Bloomington pioneers and changemakers features Black leaders who have a connection to Bloomington. February is Black History Month and a fitting time to recognize the impact the people featured here have made. The people featured in this series have worked to advance civil rights and remove barriers to equity in the fields of education, faith, government, housing, law and more. In this annual series, the City honors pioneers who have done so much to chart the path to where we are today and changemakers who are paving the way for future generations.
Video interviews with the following 2022 Pioneers and Changemakers are available on the City’s YouTube account at blm.mn/youtube. New videos featuring the 2023 honorees will also be posted on the City’s YouTube and Facebook accounts starting in February.
Marvis Kilgore
Marvis Kilgore coordinates the Sirtify program, formerly known as the Black Men in Teaching program, at Normandale Community College in Bloomington. Sirtify has a mission of recruiting and supporting Black, African American and African people who identify as male into elementary and secondary education pathways.
“I’ve often been accused of wanting to change the world,” Kilgore said. “And I think I found a position in which I actually can.”
The program started in 2021. Sirtify offers professional support, academic support and leadership training, as well as social or cultural experiences and cultural competency training. Less than 1% of all teachers in the state of Minnesota identify as male and Black. Normandale President Joyce Ester found this to be a fitting program to help address that. Kilgore was teaching English in Qatar when he saw the job posting for Normandale and decided to apply.

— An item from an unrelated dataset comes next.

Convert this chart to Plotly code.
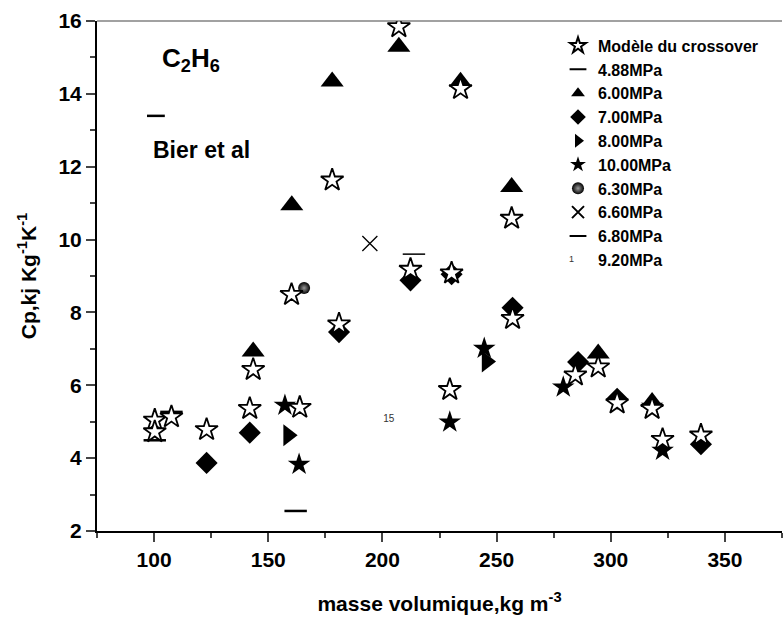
import plotly.graph_objects as go

# ---- data ----
model_x = [100.3, 100.3, 107.6, 123.0, 141.9, 143.4, 160.2, 163.8, 181.0, 207.2, 178.0, 234.2,
           256.6, 212.3, 230.3, 257.0, 229.5, 284.5, 294.5, 302.8, 318.1, 322.7, 339.5]
model_y = [5.04, 4.72, 5.13, 4.78, 5.36, 6.43, 8.49, 5.39, 7.68, 15.84, 11.63, 14.14,
           10.58, 9.18, 9.08, 7.83, 5.88, 6.28, 6.50, 5.51, 5.36, 4.51, 4.63]

p488_x = [100.3, 107.6, 162.0]
p488_y = [4.49, 5.27, 2.55]

p600_x = [143.4, 160.3, 178.0, 207.2, 234.2, 256.6, 294.5, 318.1]
p600_y = [6.93, 10.94, 14.34, 15.29, 14.33, 11.44, 6.87, 5.54]

p700_x = [123.0, 141.9, 181.0, 212.3, 230.3, 257.0, 285.7, 302.8, 339.5]
p700_y = [3.87, 4.70, 7.46, 8.88, 9.05, 8.13, 6.64, 5.63, 4.38]

p800_x = [158.7, 245.6]
p800_y = [4.63, 6.65]

p1000_x = [157.3, 163.5, 244.6, 229.5, 279.2, 318.1, 322.7]
p1000_y = [5.45, 3.83, 7.01, 4.99, 5.95, 5.42, 4.21]

p630_x = [165.7]
p630_y = [8.67]

p660_x = [194.5]
p660_y = [9.89]

p680_x = [213.8]
p680_y = [9.60]

p920_x = [202.8]
p920_y = [5.07]
p920_lbl = ["15"]

x_ticks = [100, 150, 200, 250, 300, 350]
y_ticks = [2, 4, 6, 8, 10, 12, 14, 16]

FONT = "Liberation Sans, Arial, sans-serif"

fig = go.Figure()

fig.add_trace(go.Scatter(x=p488_x, y=p488_y, mode="markers", name="4.88MPa", legendrank=2,
                         marker=dict(symbol="line-ew-open", size=16, color="black",
                                     line=dict(width=2.5, color="black"))))
fig.add_trace(go.Scatter(x=p600_x, y=p600_y, mode="markers", name="6.00MPa", legendrank=3,
                         marker=dict(symbol="triangle-up", size=20, color="black")))
fig.add_trace(go.Scatter(x=p700_x, y=p700_y, mode="markers", name="7.00MPa", legendrank=4,
                         marker=dict(symbol="diamond", size=17, color="black")))
fig.add_trace(go.Scatter(x=p800_x, y=p800_y, mode="markers", name="8.00MPa", legendrank=5,
                         marker=dict(symbol="triangle-right", size=19, color="black")))
fig.add_trace(go.Scatter(x=p1000_x, y=p1000_y, mode="markers", name="10.00MPa", legendrank=6,
                         marker=dict(symbol="star", size=17, color="black")))
fig.add_trace(go.Scatter(x=p630_x, y=p630_y, mode="markers", name="6.30MPa", legendrank=7,
                         marker=dict(symbol="circle", size=12, color="black",
                                     gradient=dict(type="radial", color="#999999"))))
fig.add_trace(go.Scatter(x=p660_x, y=p660_y, mode="markers", name="6.60MPa", legendrank=8,
                         marker=dict(symbol="x-thin-open", size=15, color="black",
                                     line=dict(width=1.3, color="black"))))
fig.add_trace(go.Scatter(x=p680_x, y=p680_y, mode="markers", name="6.80MPa", legendrank=9,
                         marker=dict(symbol="line-ew-open", size=16, color="black",
                                     line=dict(width=1.5, color="black"))))
fig.add_trace(go.Scatter(x=p920_x, y=p920_y, mode="text", text=p920_lbl, showlegend=False,
                         textfont=dict(family=FONT, size=10, color="#333333")))
fig.add_trace(go.Scatter(x=[None], y=[None], mode="markers", name="9.20MPa", legendrank=10,
                         marker=dict(size=8, color="rgba(0,0,0,0)")))
fig.add_trace(go.Scatter(x=model_x, y=model_y, mode="markers", name="Modèle du crossover", legendrank=1,
                         marker=dict(symbol="star", size=17, color="white",
                                     line=dict(width=1.8, color="black"))))

fig.update_layout(
    width=783, height=621,
    margin=dict(l=97, r=1, t=21, b=90),
    paper_bgcolor="white", plot_bgcolor="white",
    font=dict(family=FONT, color="black"),
    showlegend=True,
    legend=dict(x=0.673, y=0.985, xanchor="left", yanchor="top", bgcolor="rgba(0,0,0,0)",
                font=dict(family=FONT, size=16, weight="bold", color="black"),
                itemsizing="constant"),
    xaxis=dict(range=[75, 375], tickvals=x_ticks, ticks="outside", ticklen=9, tickwidth=2,
               showline=True, linewidth=2, linecolor="black", showgrid=False, zeroline=False,
               tickfont=dict(family=FONT, size=21, weight="bold"),
               minor=dict(dtick=25, tick0=75, ticks="outside", ticklen=5, tickwidth=2, showgrid=False),
               title=dict(text="masse volumique,kg m<sup>-3</sup>", standoff=26,
                          font=dict(family=FONT, size=21, weight="bold"))),
    yaxis=dict(range=[2, 16], tickvals=y_ticks, ticks="outside", ticklen=9, tickwidth=2,
               showline=True, linewidth=2, linecolor="black", showgrid=False, zeroline=False,
               tickfont=dict(family=FONT, size=21, weight="bold"),
               minor=dict(dtick=1, tick0=2, ticks="outside", ticklen=5, tickwidth=2, showgrid=False),
               title=dict(text="Cp,kj Kg<sup>-1</sup>K<sup>-1</sup>", standoff=16,
                          font=dict(family=FONT, size=21, weight="bold"))),
)

# thin top frame line
fig.add_shape(type="line", xref="paper", yref="paper", x0=0, x1=1, y0=1, y1=1,
              line=dict(color="#444444", width=1.2))
# Bier et al dash
fig.add_shape(type="line", xref="paper", yref="paper", x0=0.073, x1=0.099, y0=0.814, y1=0.814,
              line=dict(color="black", width=2.5))

fig.add_annotation(text="C<sub>2</sub>H<sub>6</sub>", xref="paper", yref="paper", x=0.137, y=0.924,
                   xanchor="center", yanchor="middle",
                   showarrow=False, font=dict(family=FONT, size=26, weight="bold", color="black"))
fig.add_annotation(text="Bier et al", xref="paper", yref="paper", x=0.153, y=0.747,
                   xanchor="center", yanchor="middle",
                   showarrow=False, font=dict(family=FONT, size=23, weight="bold", color="black"))
# legend glyph for the 9.20MPa (numbered) series
fig.add_annotation(text="1", xref="paper", yref="paper", x=(571 - 97) / 685, y=(531 - 259) / 510,
                   xanchor="center", yanchor="middle",
                   showarrow=False, font=dict(family=FONT, size=9, color="#333333"))

fig.write_html("out.html")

“I honestly felt unsettled watching all of the social issues and the social unrest that was happening in America, particularly with people who look like me,” he said. “I just felt a call to action. I felt that I needed to move from being a passive bystander to someone more active in ensuring that things became better in the U.S.”
Nija Lawrence-Porter
Njia Lawrence-Porter has been supporting and guiding students at Normandale College as an academic advisor for about 10 years. An academic advisor helps students enter college, get acclimated, and navigate programs and transfers. Many students are first-generation college students, have low income, or come from immigrant backgrounds.
“A lot of students are in survival mode in a way. They don’t think it’s possible to do what they really want to do,” Lawrence-Porter said. “We represent the diversity within the city of Bloomington and provide that space where students can really grow and become even more than what they thought.”
A first generation college student herself, Lawrence-Porter describes her journey through education and into a career, as a “curvy road, not a straight line.” She started out in business and accounting and realized after a couple of years that wasn’t a good fit. She went back to get her master’s degree in Africana studies at Cornell University. She credits the adults who helped her along the way with helping her reach her goal.
“I was raised to use my education in service of my people and all the people I get to impact,” she said. “One of the reasons I’m passionate about education, higher education in particular, is because it really allows me to help students to plan and strategize about how they’re going to get from where they are to where they want to be.”
Patricia Riley
For more than 20 years, Patricia Riley has lived in Bloomington with her husband and two sons. Riley started mentoring girls of color at Kennedy High School in 2012.
“Everyone was saying ‘Mrs. Riley, you’re mentoring a girl, you don’t have any girls!’ I said ‘I know, but I am a girl,” she said. “Some of the girls were homeless. I didn’t know that. So I went up to the school to find out what we could do about this.”
Riley felt that a person could be a part of the solution or a part of the problem. She took action to build a sisterhood. Older girls mentored younger girls who then mentored the younger girls coming in. Riley advocated for the students with teachers to ensure that the girls were on track. Out of the 18 – 20 students in the group, 16 graduated.
“The students saw that I was fighting for them and I still am,” she said. “There’s still a lot of work to be done and a lot we don’t see. So I find areas, like the Office of Educational Equity with Ms. Wade. She’s always finding things that need to be done. And I pack it up and I go wherever it is. I am volunteering. I love it. When you give your time, you give your all. Sometimes when you do things in the community, people forget. This award means people are watching and they didn’t forget. It’s nice when someone says thank you. That’s what this is to me, a thank you.”
Luis Versalles
Some may think discussions about race are uncomfortable. Luis Versalles is the director of strategic partnerships with Courageous Conversation. A big part of his work is helping people understand that race is something we can and should talk about.
“At the heart of this work is rediscovering that in our essence as human beings what is supposed to differenciate us is our ability to have a conversation. And yet so many people have been led to believe that the issue of race is just this thing that is there that I can’t really talk about. So we really shift that on its head and offer the perspective that we all have a racial story. We’ve all been racialized in this society and when you actually have the courage to talk about what’s going on for you, that’s quite powerful,” he said.
Courageous Conversation is committed to achieving racial equity in education. Before he worked with Courageous Conversation, Versalles taught at Kennedy and Jefferson high schools. In that role, he saw a full-circle of evolution from being a student who often felt “otherized” to seeing students receive support he needed as a young bilingual student.